35 Oral - Platform Session #3 Speciation, Hybridization, and Introgression
Thursday June 09, 11:20 AM - 11:35 AM

Testing for a role of parent-offspring conflict in the emergence of postzygotic barriers in Mimulus using a combination of genetic mapping and RNA sequencing analysis


Authors:
Elen Oneal 1; Miguel Flores-Vergara 2; Robert Franks 2; John Willis 1

Affiliations:
1) Duke University, Durham, NC; 2) North Carolina State University, Raleigh, NC

Keywords:
Speciation & hybridization

A fundamental constraint on organismal development and evolution – that natural selection does not lead to diminished individual viability and fertility – is encapsulated in the Dobzhansky-Muller model for the evolution of hybrid incompatibilities: substitutions of alleles that are adaptive or nearly neutral in the native genomic background of one species can be dysfunctional in the genomic background of other species, resulting in inviable and/or sterile hybrids.
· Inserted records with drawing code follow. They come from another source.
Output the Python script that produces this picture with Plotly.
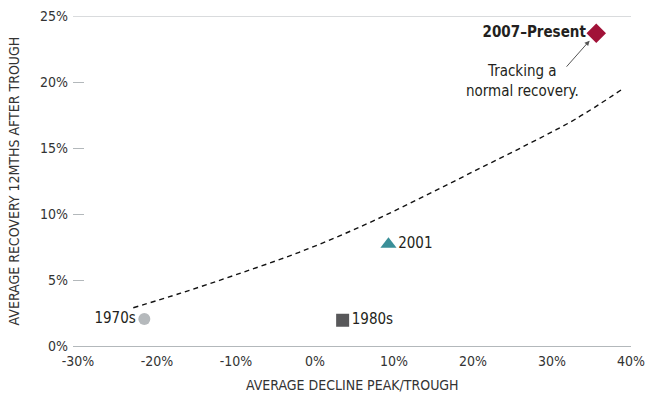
import plotly.graph_objects as go

# Recession eras: average peak-to-trough decline vs. average 12-month recovery (%)
era_labels = ["1970s", "1980s", "2001", "2007–Present"]
avg_decline = [-21.6, 3.5, 9.3, 35.6]
avg_recovery = [2.05, 1.95, 7.7, 23.7]
marker_symbols = ["circle", "square", "triangle-up", "diamond"]
marker_colors = ["#b5b9bc", "#58585a", "#3a8f98", "#a11238"]
marker_sizes = [12, 13, 14, 15]
label_positions = ["middle left", "middle right", "middle right", "middle left"]

# "Normal recovery" trend line
trend_decline = [-23, -17, -10, -2, 6, 13, 20, 27, 33, 39]
trend_recovery = [2.9, 4.0, 5.4, 7.1, 9.1, 11.1, 13.2, 15.3, 17.2, 19.5]

x_ticks = [-30, -20, -10, 0, 10, 20, 30, 40]
y_ticks = [0, 5, 10, 15, 20, 25]

FONT = "Liberation Sans Narrow, Arial Narrow, DejaVu Sans Condensed, sans-serif"
AXIS_GRAY = "#b3b8bb"
TEXT = "#231f20"

fig = go.Figure()

fig.add_trace(go.Scatter(
    x=trend_decline, y=trend_recovery, mode="lines",
    line=dict(color="#111111", width=1.4, dash="5px,4px", shape="spline"),
    hoverinfo="skip", showlegend=False,
))

point_text = [f"<b>{t}</b>" if i == 3 else t for i, t in enumerate(era_labels)]
fig.add_trace(go.Scatter(
    x=avg_decline, y=avg_recovery, mode="markers+text",
    text=point_text, textposition=label_positions,
    textfont=dict(family=FONT, size=15, color=TEXT),
    marker=dict(symbol=marker_symbols, color=marker_colors, size=marker_sizes,
                opacity=1, line=dict(width=0)),
    showlegend=False, cliponaxis=False,
))

# Arrow pointing at the current cycle, plus its caption
fig.add_annotation(
    x=avg_decline[3], y=avg_recovery[3], ax=-31, ay=35,
    text="", showarrow=True, arrowhead=2, arrowsize=1, arrowwidth=1,
    arrowcolor="#555555", standoff=10,
)
fig.add_annotation(
    x=26.3, y=20.1, text="Tracking a<br>normal recovery.", showarrow=False,
    font=dict(family=FONT, size=15, color=TEXT), align="center",
)

# Axis titles
fig.add_annotation(
    xref="paper", yref="paper", x=0.5, y=-0.118, yanchor="middle",
    text="AVERAGE DECLINE PEAK/TROUGH", showarrow=False,
    font=dict(family=FONT, size=14, color="#333333"),
)
fig.add_annotation(
    xref="paper", yref="paper", x=-0.105, y=0.5, xanchor="center",
    text="AVERAGE RECOVERY 12MTHS AFTER TROUGH", showarrow=False, textangle=-90,
    font=dict(family=FONT, size=14, color="#333333"),
)

# Top frame line at 25%
fig.add_shape(type="line", xref="paper", yref="y", x0=0, x1=1, y0=25, y1=25,
              line=dict(color=AXIS_GRAY, width=1))

fig.update_xaxes(
    range=[-30.63, 40], tickvals=x_ticks, ticktext=[f"{v}%" for v in x_ticks],
    showgrid=False, zeroline=False, showline=True, linecolor=AXIS_GRAY, linewidth=1,
    ticks="", ticklabelstandoff=2,
    tickfont=dict(family=FONT, size=14, color="#333333"), automargin=False,
)
fig.update_yaxes(
    range=[0, 25], tickvals=y_ticks, ticktext=[f"{v}%" for v in y_ticks],
    showgrid=False, zeroline=False, showline=False,
    ticks="inside", ticklen=11, tickcolor=AXIS_GRAY, tickwidth=1,
    ticklabelstandoff=4,
    tickfont=dict(family=FONT, size=14, color="#333333"), automargin=False,
)

fig.update_layout(
    width=649, height=400,
    margin=dict(l=73, r=18, t=16, b=54),
    plot_bgcolor="white", paper_bgcolor="white",
    font=dict(family=FONT),
)

fig.write_html("out.html")
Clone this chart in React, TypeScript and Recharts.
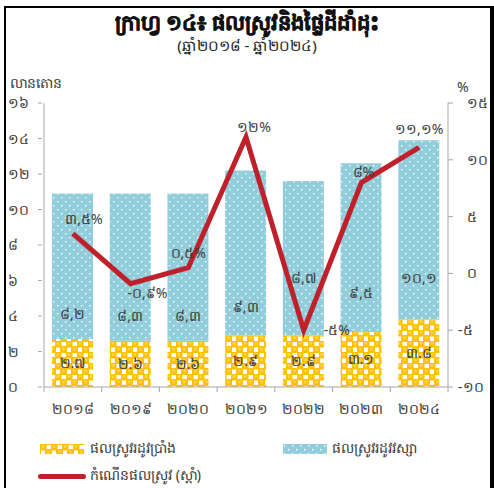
import React from 'react';
import { ComposedChart, Bar, Line, XAxis, YAxis, LabelList } from 'recharts';

const years = ['២០១៨', '២០១៩', '២០២០', '២០២១', '២០២២', '២០២៣', '២០២៤'];
const drySeason = [2.7, 2.6, 2.6, 2.9, 2.9, 3.1, 3.8];
const wetSeason = [8.2, 8.3, 8.3, 9.3, 8.7, 9.5, 10.1];
const growth = [3.5, -0.9, 0.5, 12, -5, 8, 11.1];
const leftTicks = [0, 2, 4, 6, 8, 10, 12, 14, 16];
const rightTicks = [-10, -5, 0, 5, 10, 15];

const data = years.map((year, i) => ({ year, dry: drySeason[i], wet: wetSeason[i], growth: growth[i] }));

const FONT = '"Noto Sans", "DejaVu Sans", sans-serif';
const AXIS = '#a6a6a6';
const TEXT = '#3a3a3a';
const RED = '#c0202a';
const PLOT_LEFT = 44;
const PLOT_RIGHT = 448;
const BAND = (PLOT_RIGHT - PLOT_LEFT) / years.length;

const kh = (s: string) => s.replace(/[0-9]/g, (d) => String.fromCharCode(0x17e0 + Number(d)));
const fmt = (v: number, sep: string) => kh(Number.isInteger(v) ? String(v) : v.toFixed(1).replace('.', sep));

// label offsets for growth line, per point
const growthOffsets = [
  { dx: 11, dy: -15 },
  { dx: 17, dy: 9 },
  { dx: 0, dy: -15 },
  { dx: 8, dy: -10 },
  { dx: 33, dy: 0 },
  { dx: 2, dy: -11 },
  { dx: 0, dy: -18 },
];

function LeftTick(props: any) {
  const { x, y, payload } = props;
  return (
    <g>
      <line x1={x + 2} x2={x + 6} y1={y} y2={y} stroke={AXIS} />
      <text x={8} y={y} dy={5} fontSize={14} fill={TEXT} fontFamily={FONT}>{kh(String(payload.value))}</text>
    </g>
  );
}

function RightTick(props: any) {
  const { x, y, payload } = props;
  const v = payload.value as number;
  return (
    <g>
      <line x1={x - 8} x2={x - 3} y1={y} y2={y} stroke={AXIS} />
      <text x={v < 0 ? 458 : 467} y={y} dy={5} fontSize={14} fill={TEXT} fontFamily={FONT}>{kh(String(v))}</text>
    </g>
  );
}

function XTick(props: any) {
  const { x, y, payload, index } = props;
  const y0 = y - 8;
  return (
    <g>
      <line x1={x - BAND / 2} x2={x - BAND / 2} y1={y0} y2={y0 + 5} stroke={AXIS} />
      {index === years.length - 1 && <line x1={x + BAND / 2} x2={x + BAND / 2} y1={y0} y2={y0 + 5} stroke={AXIS} />}
      <text x={x} y={y0 + 27} textAnchor="middle" fontSize={14} fill={TEXT} fontFamily={FONT}>{payload.value}</text>
    </g>
  );
}

const DryLabel = (p: any) => (
  <text x={p.x + p.width / 2} y={p.y + p.height / 2} dy={5} textAnchor="middle" fontSize={14} fill={TEXT} fontFamily={FONT}>
    {fmt(p.value, '.')}
  </text>
);

const WetLabel = (p: any) => {
  const f = p.index === 4 ? 0.63 : p.index >= 5 ? 0.77 : 0.83;
  return (
    <text x={p.x + p.width / 2} y={p.y + p.height * f} dy={5} textAnchor="middle" fontSize={14} fill={TEXT} fontFamily={FONT}>
      {fmt(p.value, ',')}
    </text>
  );
};

const GrowthLabel = (p: any) => {
  const o = growthOffsets[p.index] || { dx: 0, dy: -12 };
  return (
    <text x={p.x + o.dx} y={p.y + o.dy} dy={5} textAnchor="middle" fontSize={14} fill={TEXT} fontFamily={FONT}>
      {fmt(p.value, ',') + '%'}
    </text>
  );
};

function Swatch({ fill }: { fill: string }) {
  return (
    <svg width={44} height={10} style={{ display: 'block' }}>
      <Patterns />
      <rect width={44} height={10} fill={fill} />
    </svg>
  );
}

function Patterns() {
  return (
    <defs>
      <pattern id="dryPat" width={11} height={11} patternUnits="userSpaceOnUse">
        <rect width={11} height={11} fill="#ffffff" />
        <rect x={-0.5} y={-0.5} width={7} height={7} rx={2} fill="#ffc000" />
        <rect x={5} y={5} width={7} height={7} rx={2} fill="#ffc000" />
        <rect x={-6} y={5} width={7} height={7} rx={2} fill="#ffc000" />
        <rect x={5} y={-6} width={7} height={7} rx={2} fill="#ffc000" />
        <circle cx={3} cy={2.5} r={1.4} fill="#ffd84a" />
        <circle cx={8.5} cy={8} r={1.4} fill="#ffd84a" />
      </pattern>
      <pattern id="wetPat" width={8} height={8} patternUnits="userSpaceOnUse">
        <rect width={8} height={8} fill="#92cddc" />
        <rect x={1} y={1} width={1.4} height={1.4} fill="#ffffff" />
        <rect x={5} y={5} width={1.4} height={1.4} fill="#ffffff" />
      </pattern>
    </defs>
  );
}

export default function App() {
  return (
    <div style={{ position: 'absolute', left: 0, top: 0, width: 494, height: 488, background: '#fff', overflow: 'hidden', fontFamily: FONT, color: TEXT }}>
      <div style={{ position: 'absolute', left: 4, top: 6, width: 490, height: 500, boxSizing: 'border-box', borderLeft: '2px solid #000', borderTop: '2px solid #000', borderRight: '4px solid #000' }} />
      <div style={{ position: 'absolute', left: 0, width: 494, top: 8, textAlign: 'center', fontSize: 21, fontWeight: 'bold', color: '#111', WebkitTextStroke: '0.5px #111' }}>
        ក្រាហ្វ ១៤៖ ផលស្រូវនិងផ្ទៃដីដាំដុះ
      </div>
      <div style={{ position: 'absolute', left: 0, width: 494, top: 35, textAlign: 'center', fontSize: 15, color: '#222' }}>
        (ឆ្នាំ២០១៨ - ឆ្នាំ២០២៤)
      </div>
      <div style={{ position: 'absolute', left: 10, top: 73, fontSize: 14 }}>លានតោន</div>
      <div style={{ position: 'absolute', left: 457, top: 77, fontSize: 14 }}>%</div>

      <div style={{ position: 'absolute', left: 0, top: 0 }}>
        <ComposedChart width={494} height={430} data={data} margin={{ top: 103, right: 0, bottom: 13, left: 0 }} barSize={41}>
          <Patterns />
          <XAxis dataKey="year" stroke={AXIS} tickLine={false} tick={<XTick />} height={30} interval={0} />
          <YAxis yAxisId="left" width={PLOT_LEFT} domain={[0, 16]} ticks={leftTicks} stroke={AXIS} tickLine={false} tick={<LeftTick />} />
          <YAxis yAxisId="right" orientation="right" width={494 - PLOT_RIGHT} domain={[-10, 15]} ticks={rightTicks} stroke={AXIS} tickLine={false} tick={<RightTick />} />
          <Bar yAxisId="left" dataKey="dry" stackId="s" fill="url(#dryPat)" isAnimationActive={false}>
            <LabelList dataKey="dry" content={<DryLabel />} />
          </Bar>
          <Bar yAxisId="left" dataKey="wet" stackId="s" fill="url(#wetPat)" isAnimationActive={false}>
            <LabelList dataKey="wet" content={<WetLabel />} />
          </Bar>
          <Line yAxisId="right" dataKey="growth" stroke={RED} strokeWidth={5} dot={false} isAnimationActive={false}>
            <LabelList dataKey="growth" content={<GrowthLabel />} />
          </Line>
        </ComposedChart>
      </div>

      <div style={{ position: 'absolute', left: 40, top: 438, display: 'flex', alignItems: 'center', fontSize: 14 }}>
        <Swatch fill="url(#dryPat)" />
        <span style={{ marginLeft: 6 }}>ផលស្រូវរដូវប្រាំង</span>
      </div>
      <div style={{ position: 'absolute', left: 283, top: 438, display: 'flex', alignItems: 'center', fontSize: 14 }}>
        <Swatch fill="url(#wetPat)" />
        <span style={{ marginLeft: 5 }}>ផលស្រូវរដូវវស្សា</span>
      </div>
      <div style={{ position: 'absolute', left: 38, top: 465, display: 'flex', alignItems: 'center', fontSize: 14 }}>
        <div style={{ width: 48, height: 5, borderRadius: 3, background: RED }} />
        <span style={{ marginLeft: 4 }}>កំណើនផលស្រូវ (ស្តាំ)</span>
      </div>
    </div>
  );
}
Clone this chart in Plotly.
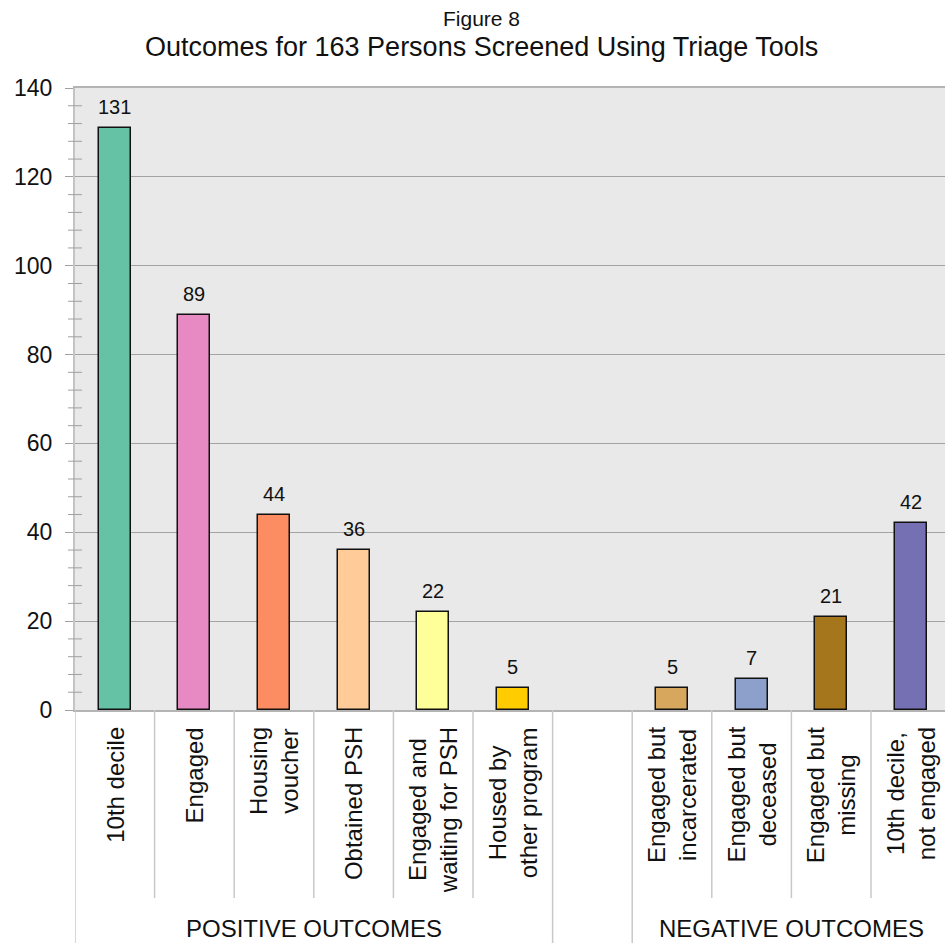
import plotly.graph_objects as go

# Outcome categories and counts
positive_labels = ["10th decile", "Engaged", "Housing<br>voucher", "Obtained PSH",
                   "Engaged and<br>waiting for PSH", "Housed by<br>other program"]
positive_values = [131, 89, 44, 36, 22, 5]
negative_labels = ["Engaged but<br>incarcerated", "Engaged but<br>deceased",
                   "Engaged but<br>missing", "10th decile,<br>not engaged"]
negative_values = [5, 7, 21, 42]
group_names = ["POSITIVE OUTCOMES", "NEGATIVE OUTCOMES"]

positive_colors = ["#66C2A5", "#E78AC3", "#FC8D62", "#FFCC99", "#FFFF99", "#FFCC00"]
negative_colors = ["#D8A75E", "#8DA0CB", "#A6761D", "#7570B3"]

y_ticks = list(range(0, 141, 20))
minor_step = 4

FONT = "Liberation Sans, Arial, sans-serif"
SPACER = " "

categories = positive_labels + [SPACER] + negative_labels
values = positive_values + [None] + negative_values
colors = positive_colors + ["rgba(0,0,0,0)"] + negative_colors

fig = go.Figure()
fig.add_trace(go.Bar(
    x=categories, y=values, width=0.4,
    marker=dict(color=colors, line=dict(color="#111111", width=1.5)),
    hoverinfo="x+y",
))

annotations = []
# value labels above bars
for cat, v in zip(categories, values):
    if v is None:
        continue
    annotations.append(dict(x=cat, y=v, xref="x", yref="y", text=str(v),
                            showarrow=False, yanchor="bottom", yshift=8,
                            font=dict(family=FONT, size=20, color="#111111")))
# rotated category labels under the axis
for cat in categories:
    if cat == SPACER:
        continue
    annotations.append(dict(x=cat, y=0, xref="x", yref="paper", text=cat,
                            showarrow=False, textangle=-90, align="center",
                            xanchor="center", yanchor="top", yshift=-15,
                            font=dict(family=FONT, size=24, color="#111111")))

n_pos = len(positive_labels)
n_all = len(categories)
plot_w = 870.0
plot_h = 622.0

# group labels
annotations.append(dict(x=(-0.5 + n_pos - 0.5) / 2, y=-218 / plot_h, xref="x", yref="paper",
                        text=group_names[0], showarrow=False, yanchor="middle",
                        font=dict(family=FONT, size=24, color="#111111")))
annotations.append(dict(x=(n_pos + 0.5 + n_all - 0.5) / 2, y=-218 / plot_h, xref="x", yref="paper",
                        text=group_names[1], showarrow=False, yanchor="middle",
                        font=dict(family=FONT, size=24, color="#111111")))

# titles
title_x = (481 - 75) / plot_w
annotations.append(dict(x=title_x, y=1 + (88 - 18) / plot_h, xref="paper", yref="paper",
                        text="Figure 8", showarrow=False, yanchor="middle",
                        font=dict(family=FONT, size=21, color="#111111")))
annotations.append(dict(x=title_x, y=1 + (88 - 47) / plot_h, xref="paper", yref="paper",
                        text="Outcomes for 163 Persons Screened Using Triage Tools",
                        showarrow=False, yanchor="middle",
                        font=dict(family=FONT, size=27, color="#111111")))

shapes = []
sep_color = "#C8C8C8"
# category separators below the axis
for k in range(n_all + 1):
    pos = k - 0.5
    long_line = k in (0, n_pos, n_pos + 1)
    bottom = -240 / plot_h if long_line else -188 / plot_h
    shapes.append(dict(type="line", xref="x", yref="paper", x0=pos, x1=pos,
                       y0=0, y1=bottom, line=dict(color=sep_color, width=1.5)))
# minor ticks on the value axis
for m in range(minor_step, 140, minor_step):
    if m % 20 == 0:
        continue
    shapes.append(dict(type="line", xref="paper", yref="y", x0=-7 / plot_w, x1=7 / plot_w,
                       y0=m, y1=m, line=dict(color="#A0A0A0", width=1)))

fig.update_layout(
    width=945, height=943,
    margin=dict(l=75, r=0, t=88, b=233, pad=0),
    paper_bgcolor="white",
    plot_bgcolor="#E9E9E9",
    showlegend=False,
    bargap=0,
    annotations=annotations,
    shapes=shapes,
    font=dict(family=FONT, color="#111111"),
)
fig.update_xaxes(
    type="category", range=[-0.5, -0.5 + plot_w / 79.6],
    showticklabels=False, ticks="", showgrid=False,
    showline=True, mirror=True, linecolor="#B4B4B4", linewidth=2,
    fixedrange=True,
)
fig.update_yaxes(
    range=[0, 140], tickvals=y_ticks, ticks="outside", ticklen=8, tickcolor="#A0A0A0",
    tickwidth=1, ticklabelstandoff=8,
    tickfont=dict(family=FONT, size=23, color="#111111"),
    showgrid=True, gridcolor="#A3A3A3", gridwidth=1, zeroline=False,
    showline=True, linecolor="#C4C4C4", linewidth=2,
    fixedrange=True,
)

fig.write_html("out.html")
Evidence increasingly suggests that the fixation of incompatible alleles in divergent populations may be driven by unexpected forms of selection such as intra-genomic conflict. Parent–offspring conflict, where mothers and offspring spar over evolutionary time over the extent of maternal investment, is a pervasive feature of parent-offspring interactions, and is especially prominent when mothers mate multiply and maternal investment is substantial and allocated dynamically via a placenta-like connection between mother and developing offspring. Such conflict is thought to explain, in part, the evolution of genomic imprinting, in which alleles are differentially expressed depending upon their parent-of-origin, and which has only been detected thus far in the placental tissues and developing offspring of viviparous mammals and the seed endosperm of angiosperms. Intriguingly, misregulation of endosperm development is a prominent cause of hybrid seed failure, the most common form of postzygotic isolation in plants. Is parent-offspring conflict a major factor driving plant speciation? Unfortunately, explicitly testing this hypothesis genetically is often difficult because F1 hybrids are dead. We are able to circumvent the endosperm barrier in Mimulus species by rescuing F1 embryos prior to seed death. We use these F1s in a reciprocal backcross design to map loci contributing to hybrid seed inviability and endosperm failure and test for paternal and maternal interactions between loci. We combine our mapping results with RNA sequencing of endosperm tissue to characterize species divergence in imprinting status and regulation. Our results shed light on the role of parent-offspring conflict in driving imprinting divergence and the evolution of this common postzygotic barrier in Mimulus.